You could argue China’s motives are similar, given its ‘no limits’ partnership with Russia, plus the value of having Western governments distracted in Europe rather than focusing on Taiwan, Hong Kong, or the South China Sea. But Beijing has been semi-cooperative, and there are suggestions Russian intelligence might’ve just used local port visits to induce captains (including from China) to deliberately drop their anchors over cables.

So what have governments been doing about it? 

We mentioned above the fact that limited scale and plausible deniability can make it tricky for governments to respond, but there’s another, more obvious factor, too: this underwater infrastructure is vast and, yes, underwater. That makes it tough to secure.

Still, European and NATO countries have been beefing up their maritime security and launched the Baltic Sentry mission earlier this month, including the deployment of frigates, maritime patrol aircraft, and a small fleet of naval drones.

The hope is that a more assertive security presence might deter repeats.

INTRIGUE’S TAKE

You can add undersea cables to the list of things looking more like a remnant from an earlier, globalised, US-led age — designed to drive globalisation, but now part of a reverse-Uno to inflict harm in a deglobalising world.

And we might soon add the West’s plodding response to that same bygone list — methodical investigations, occasional stern tweets, and now some extra patrols.

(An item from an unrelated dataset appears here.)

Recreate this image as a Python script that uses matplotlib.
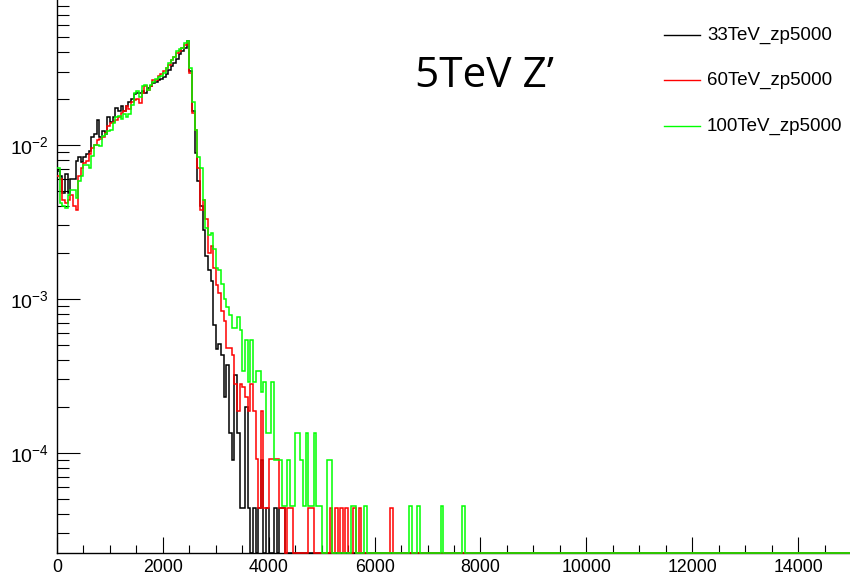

This weekend’s latest incident suggests it all still might not be enough, though the West has its own options to inflict proportional pain in response.

Meanwhile, Putin’s implicit message here is that the pain stops when the West’s support for Ukraine’s self-defence stops. But this kind of hybrid warfare is really an expression of Putin’s weakness rather than strength — he’s still not managed to eject Ukraine’s counter-attacking troops from his own territory after six months, as his oil assets go up in flames, and his casualty numbers push towards a million.

Also worth noting:

  • The UK last week accused Russia of sending a spy ship into British waters to map out underwater infrastructure.